Organic guys want to protect the pets....along with the kids too


----------



## mrau (Mar 17, 2010)

Muddskipper said:


> Give Mike Serant at Micro Life (San Jacinto Environmental) a call
> 
> 
> 
> ...


Thanks for the number. I'll go right to the source. So far it isn't harmful to the dogs ... Just changes the color of the poo I gather during the daily poop patrols. Steel gray, just like the microlife pellets. lol. The big problem is the knuckleheads eat so much of it I'm wasting a lot of product and $$$.

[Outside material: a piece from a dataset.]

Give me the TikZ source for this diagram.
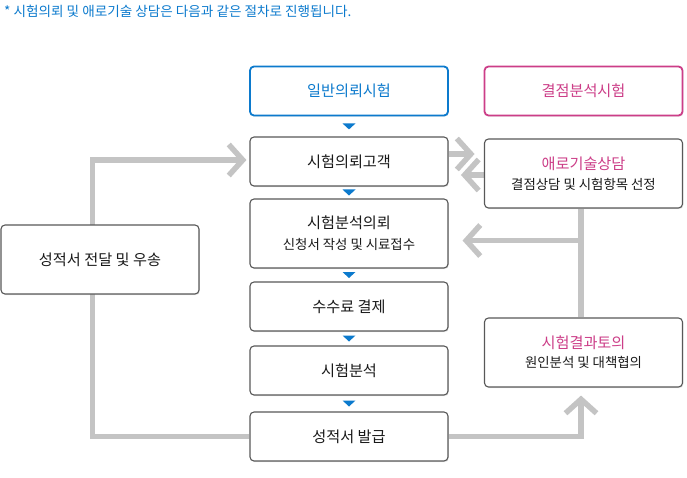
\documentclass[tikz,border=0pt]{standalone}
\usepackage{fontspec}
\setmainfont{Noto Sans CJK KR}
\usetikzlibrary{arrows.meta, positioning, calc, shadows, backgrounds}
\definecolor{reqblue}{RGB}{12,122,205}
\definecolor{defpink}{RGB}{204,62,136}
\definecolor{flowgray}{RGB}{196,196,196}
\definecolor{boxline}{RGB}{88,88,88}

\begin{document}
\begin{tikzpicture}[x=1pt, y=-1pt,
    stepbox/.style={draw=boxline, line width=1.1pt, rounded corners=4pt,
      fill=white, minimum width=198pt, minimum height=49pt, inner sep=0pt,
      align=center, text=black!90, font=\fontsize{15.2}{17}\selectfont,
      drop shadow={shadow xshift=0.8pt, shadow yshift=-1.2pt, opacity=0.2}},
    tallbox/.style={stepbox, minimum height=69pt},
    headbox/.style={stepbox, line width=1.8pt},
    flow/.style={draw=flowgray, line width=5.5pt,
      -{Straight Barb[length=14pt, width=31pt, line cap=butt, line join=miter]}}
  ]
  \useasboundingbox (0,0) rectangle (687,478);

  % note on top
  \node[anchor=west, inner sep=0pt, text=reqblue, font=\fontsize{13.6}{15}\selectfont]
    (note) at (4,11) {* 시험의뢰 및 애로기술 상담은 다음과 같은 절차로 진행됩니다.};

  % centre column
  \node[headbox, draw=reqblue, text=reqblue] (ilban) at (349,91) {일반의뢰시험};
  \node[stepbox] (gogaek) at (349,161.5) {시험의뢰고객};
  \node[tallbox] (uiroe) at (349,233.5)
    {시험분석의뢰\\[4pt]{\fontsize{13.4}{15}\selectfont 신청서 작성 및 시료접수}};
  \node[stepbox] (susuryo) at (349,306.5) {수수료 결제};
  \node[stepbox] (bunseok) at (349,370.5) {시험분석};
  \node[stepbox] (balgeup) at (349,436.5) {성적서 발급};

  % side boxes
  \node[tallbox] (jeondal) at (100,259.5) {성적서 전달 및 우송};
  \node[headbox, draw=defpink, text=defpink] (gyeoljeom) at (583.5,91) {결점분석시험};
  \node[tallbox] (aero) at (583.5,173.5)
    {\textcolor{defpink}{애로기술상담}\\[3pt]{\fontsize{13.4}{15}\selectfont 결점상담 및 시험항목 선정}};
  \node[tallbox] (toui) at (583.5,352.5)
    {\textcolor{defpink}{시험결과토의}\\[2pt]{\fontsize{13.4}{15}\selectfont 원인분석 및 대책협의}};

  % small blue markers
  \foreach \a/\b in {ilban/gogaek, gogaek/uiroe, uiroe/susuryo, susuryo/bunseok, bunseok/balgeup}
    \fill[reqblue] ($(\a.south)!0.5!(\b.north)$) +(-6.5,-3) -- +(6.5,-3) -- +(0,3) -- cycle;

  % grey flow lines, behind the boxes
  \begin{pgfonlayer}{background}
    \draw[flow, shorten >=3pt] (balgeup.west) -- ++(-157,0) |- ([yshift=1.5pt]gogaek.west);
    \draw[flow] ([yshift=7.5pt]gogaek.east) -- ++(26,0);
    \draw[flow] ([yshift=-1.5pt]aero.west) -- ++(-23,0);
    \draw[flow, -] ([xshift=-2.5pt]aero.south) -- ([xshift=-2.5pt]toui.north);
    \coordinate (split) at ([xshift=-2.5pt, yshift=-32pt]aero.south);
    \draw[flow, shorten >=14pt] (split) -- (split -| uiroe.east);
    \draw[flow, shorten >=8pt] (balgeup.east) -| ([xshift=-2.5pt]toui.south);
  \end{pgfonlayer}
\end{tikzpicture}
\end{document}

I did find that they have liquid versions, so that's probably going to be the best route. That number is good info; he will be able to tell me which liquid version matches the hard granules I currently have.

Thanks!


----------



## mrau (Mar 17, 2010)

Muddskipper said:


> Give Mike Serant at Micro Life (San Jacinto Environmental) a call
> 
> 
> 
> ...


BTW, did talk to him. He said the solid fertilizers don't exactly match their liquid versions but told me which liquid version to look for. I was using the 6-2-4 pellets and he said closest was Ocean Harvest 4-2-3 liquid.

The guy they patched me through to was Steve. His sister had the same problem with her dogs eating the pellets like candy. Thanks for the heads up mudskip!


----------